Monday, September 27, 2010

Day 6: Five people who mean a lot to me.
I think this is a loaded question.  And the Libra in me hates it. 
What if I offend someone who isn't in the 5?  And again, it goes wihout saying,
Alexander and Eric would be first on the list/
This question makes me dislike this blog challenge but I'm committed...

1.  Leadership Camp Senior Counselors: 
They inspire me, challenge me, and push me to better than I am.  They remind me of the good in people.  Despite camp being seven days, and all of us are on our best behavior, I trust these folks to be honest with me.  They are incredible people who live the Rainier Magic every day of their lives.  It's just who they are and I aspire to be more like them. Plus, they listened to me complain about "the job" for six years and were the first ones I wanted to tell when I was offered it this year.  They get it.  And me.

2 and 3.  My brother and sister:
Our relationships have strengthened over the years.  I can be totally pissed off at them in one minute and completely defend them in the next.  I am the oldest of three and I have always and continue to love them with a fierceness to protect and hover over them.  I have learned that they don't need my protection so our adult friendships have morphed into even playing fields.  While they are the first to frustrate me; they are also the first to support, encourage, and love me.  I am immensely proud of them for where they are in their lives, careers, and with their families. 

4.  My cousin Jodie:
She is my best friend.  She validates me.  She calls me on my shit.  She makes me a better person.  I don't see her near as much as I should (what happened to our monthly dinner visit plan?).  When I do see her, she has to make the trek to us but she never complains about it.  I should make more of an effort but she gets where I am in life and accepts me for it.  She loves my husband.  And she loves my son almost as much as I do.  And she cried about my cat, too. 

5.  My ASB students:
They rock.  They push me to do my best as a teacher.  And they have totally stepped up with a new advisor who knew nothing about their plans for the year.  They know I am a control freak but have understood, better than I it seems, that I would be busy with this new job.  So, they have stepped in when needed, without being asked, and not one single task has been dropped by the team.  That's saying a lot when working with 40+ student-leaders.  And they eat all my candy...which my arse doesn't need, so it's a good thing.

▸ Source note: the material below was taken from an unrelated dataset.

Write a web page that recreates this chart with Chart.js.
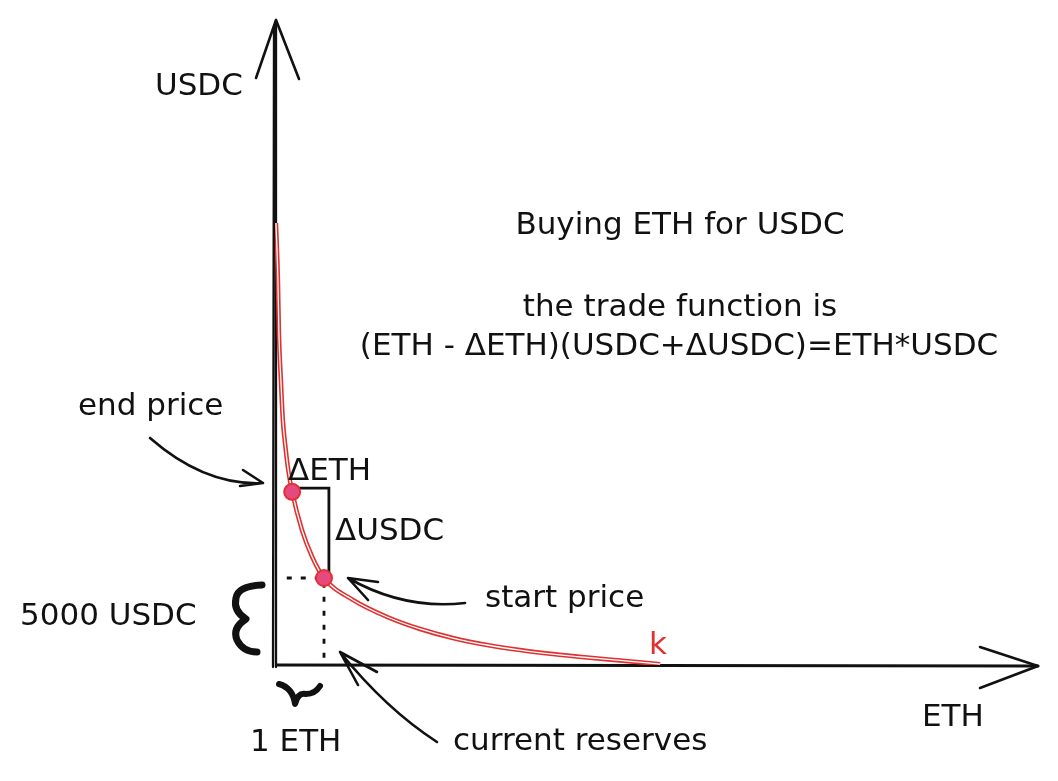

Ok, maybe that wasn't as hard as I thought.  Just don't be mad if you didn't make the list.  It did only allow for five people and these people came to mind tonight. 






1 comment:

  1. Thank you for making me smile today! I haven't been on the computer for 3 days, and I get to catch up many days at once. I think that the things that we regret are all of the things that make us stronger. I think that we can only learn from things that we feel we didn't do "right". That said...i love you and I am glad that it was only 10 years. It could have been forever. It also means that we have another 45 ahead of us....guess it all depends upon how old I actually get!
    Sorry about Schmoo...I hope that you realize how much he was loved and that you gave him some great years filled with lots of love!